Sure, the Buy-one-give-one promotion showed lots of missed marketing potential. People got them late, after the promotion was over, and the others that were inspired when they saw the machines could not participate.
However, I will judge this program based on whether or not they get them in the hands of kids and what kids do with them. My XO impressed me greatly and I want to see this experiment continue because I want to see kids creating with these things.
How about some patience and understanding of the target market.
This is really not a machine for us, here in north america. I thought of joining the 1+1 plan and get one to “play” with. When I realized that I don’t really need one I simply donated $400 to OLPC, so two kids will receive a laptop instead of getting one myself. I think this non-profit was probably overwhelmed with the shipping of the first units but that doesn’t mean everything they do is incompetent.
Khoi, send me your address and I’ll give you mine.
My boss was willing to donate a whole bunch of old PC’s we have in an old forgotten warehouse. I was thinking of installing Ubuntu and donating them to some school.
I think it is much easier (and greener?) to revamp old computers. I live in Panama, and even in the most outback places kids have an outlet to plug their PC. Just install your favorite Linux distribution and you are set to go.
I’ve seen older Pentium machines with 14 inch monitors in Panama go for 99.00 dollars. While not exactly a laptop, it helps extend the machines life span.
I had chance to test out the Sugar OS just a little less than a year ago when I started my latest “corporate gig”. To be truthful, it confused the heck out of me at the outset. It was, seemingly, senseless. But then, I stopped looking at the interface and iconography from the perspective of a first-world, highly computer literate adult and started looking at it from the perspective of a child that has never before seen a computer. Then, it all came together and made complete sense. Now I could say a lot of really horrible things about the OLPC project (but that’s only because I’m bitter), but I’ll refrain. Instead, what I’ll say is it’s a good start and a few steps in the right direction. Oh, and as far as “ordering” goes: About 100 or so of my coworkers placed their orders prior to the first-announced deadline. The majority of them have, in fact, received their laptops. A few, though, have not. We even had a list thread in which we mused as to whether or not the orders were being fulfilled alphabetically by last name rather than in queue fashion. Maybe that musing wasn’t so far-fetched 🙂
I agree with Ariel.
I tried OLPC. I found the interface really difficult to understand and unintuitive. I’m really not sure how it’s being used in classrooms, and if the teachers’ curricula were considered in the design of OLPC.
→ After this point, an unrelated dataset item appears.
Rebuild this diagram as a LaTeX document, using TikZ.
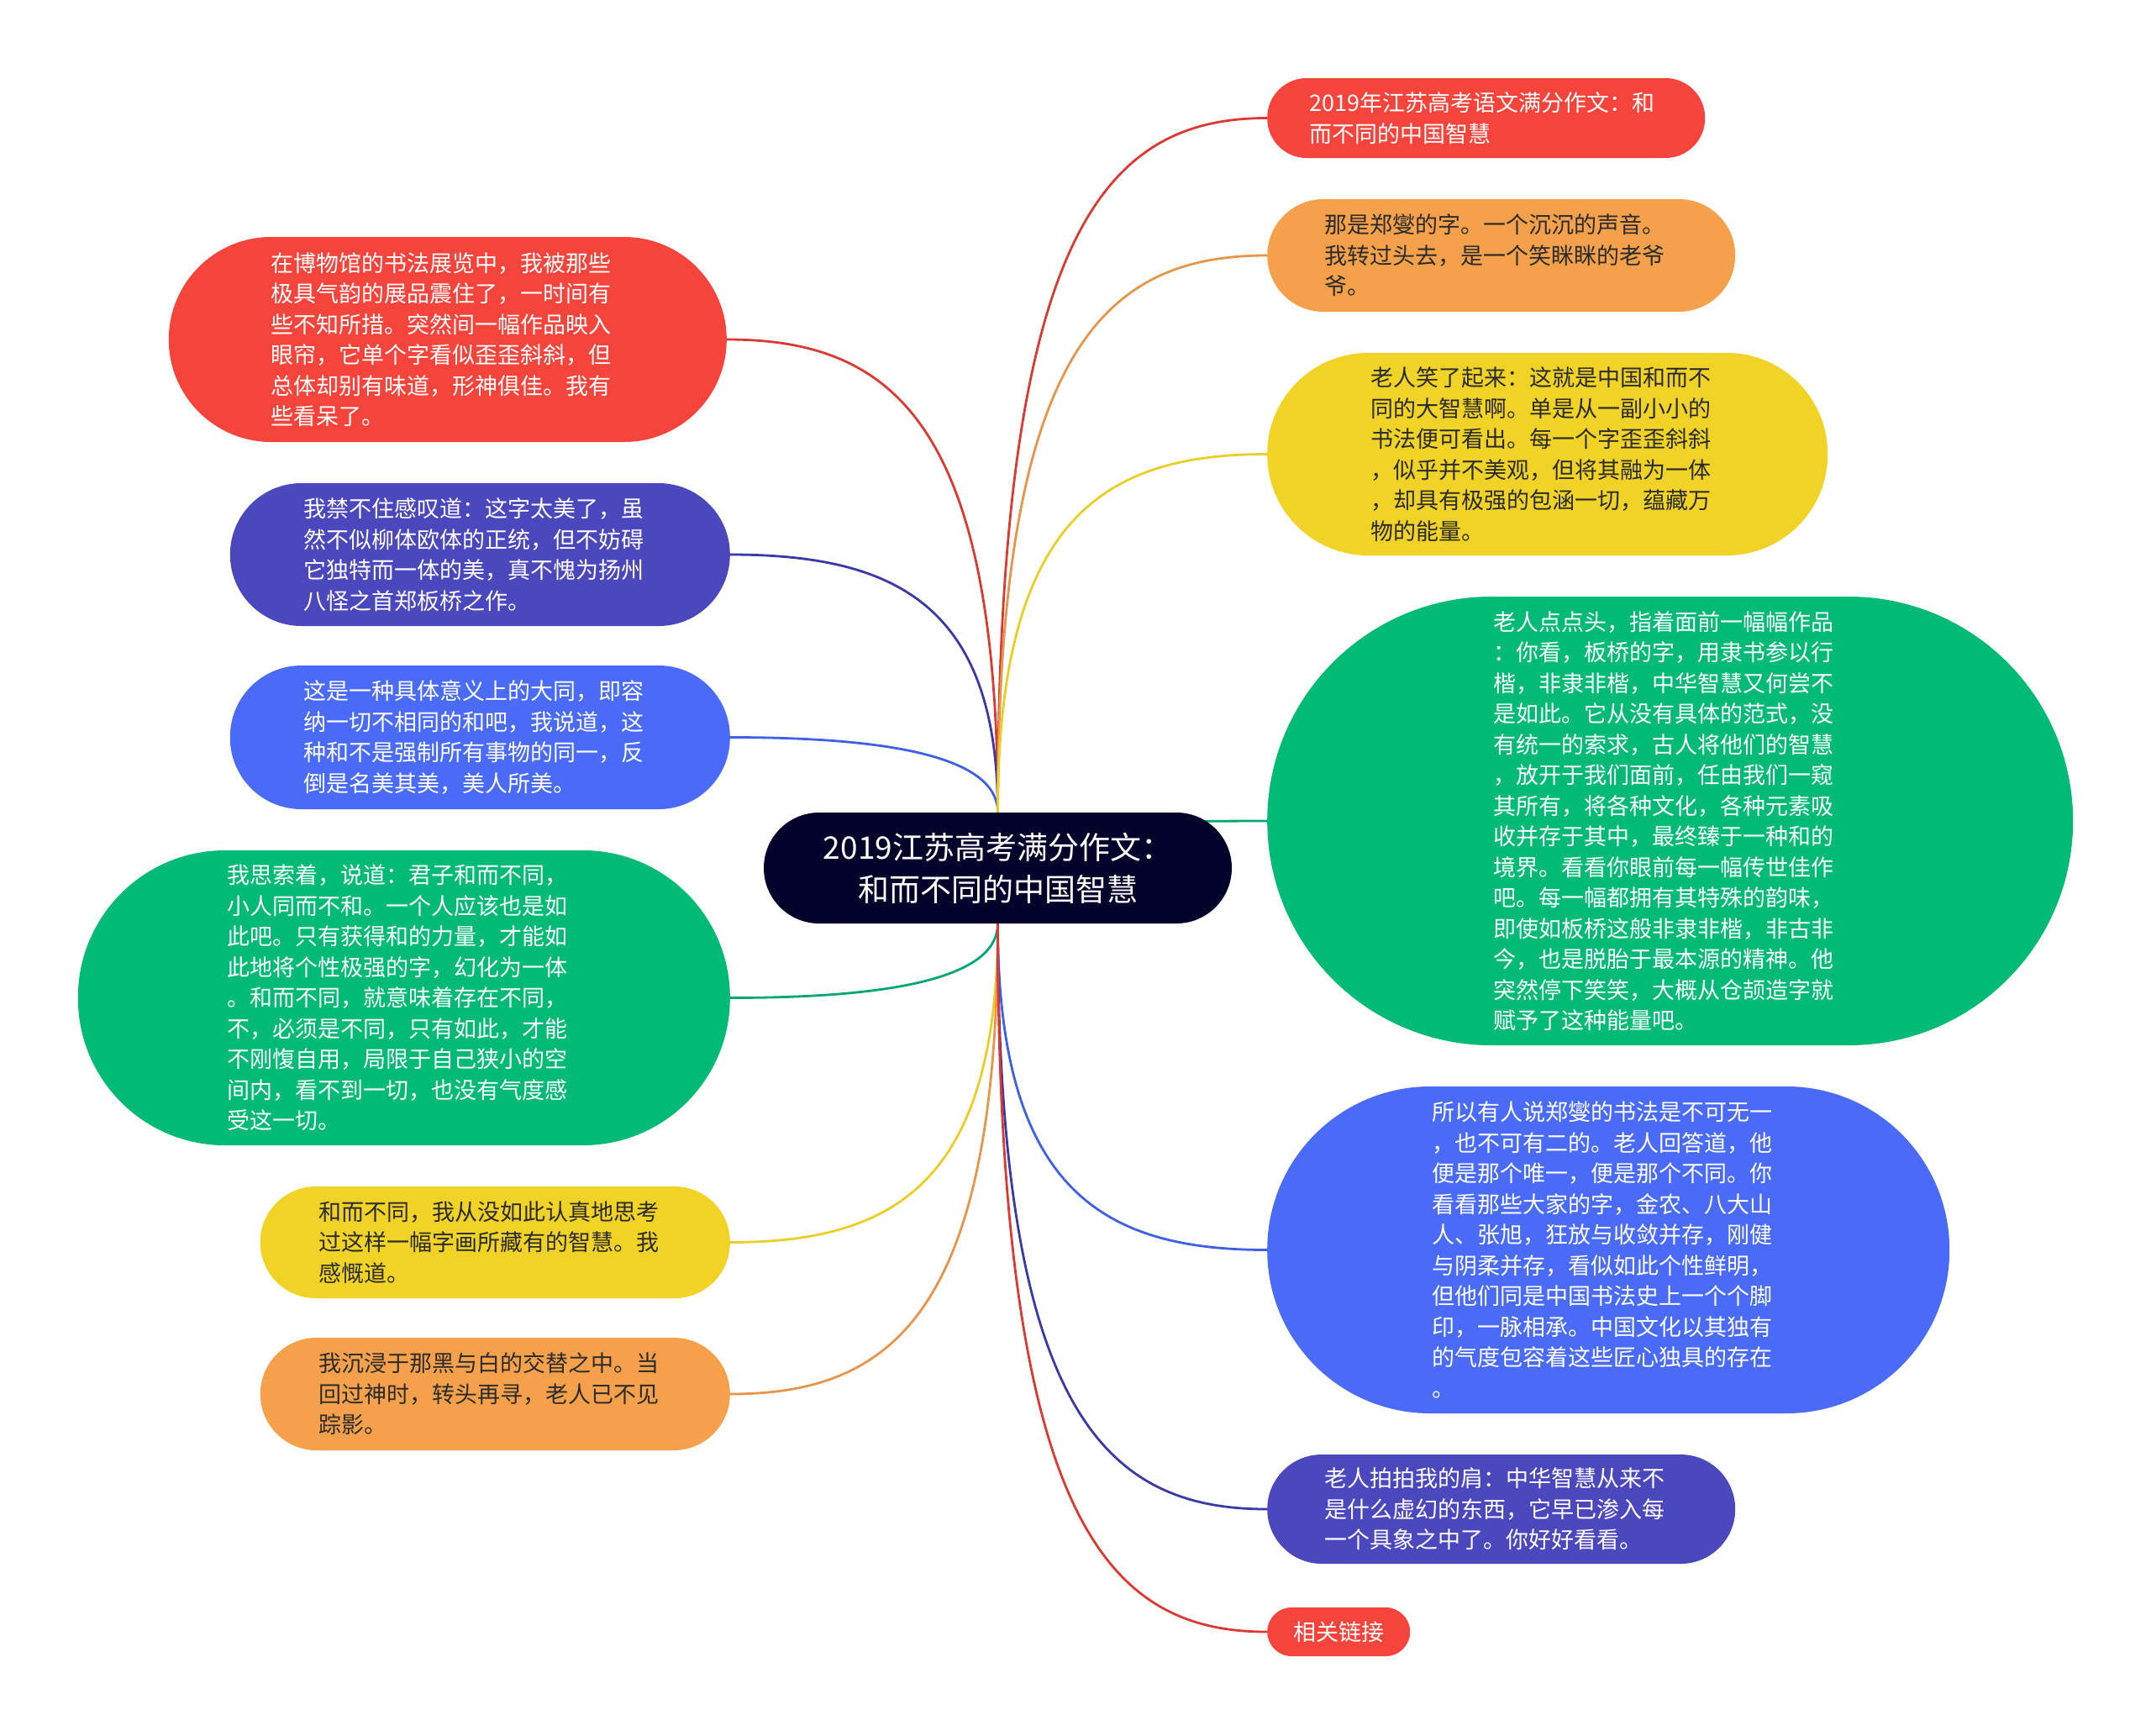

I feel like a better alternative program would’ve been to donate used and old laptops or PCs with Linux on them, so when the kids are trained, they could fully integrate with the developed nations. Or maybe a hack mobile phones so that people can use them like computers. I recently visited a developing country, and most of the villagers owned sophisticated mobile phones over computers. So instead of creating another unfamiliar device, why not change the infrastructure of what they’re familiar with using already, and incorporate that into the classrooms.
Khoi,
I think you’re missing the point of the program. That it even crossed your mind to ask for a refund on the machine that was supposed to be going to a child in a developing world boggles my mind.
mark.
Too bad to hear that. I looked seriously at buying one from the program also, to donate and to give one to my nieces. I decided against it, mainly because I thought my nieces might be too young. I guess OLPC may have over-stepped their bounds if they can’t deliver on time. No one likely to complain if they’re a month or two late to schools in Nigeria, but they enter a different arena with different standards when they’re selling to consumers in the U.S.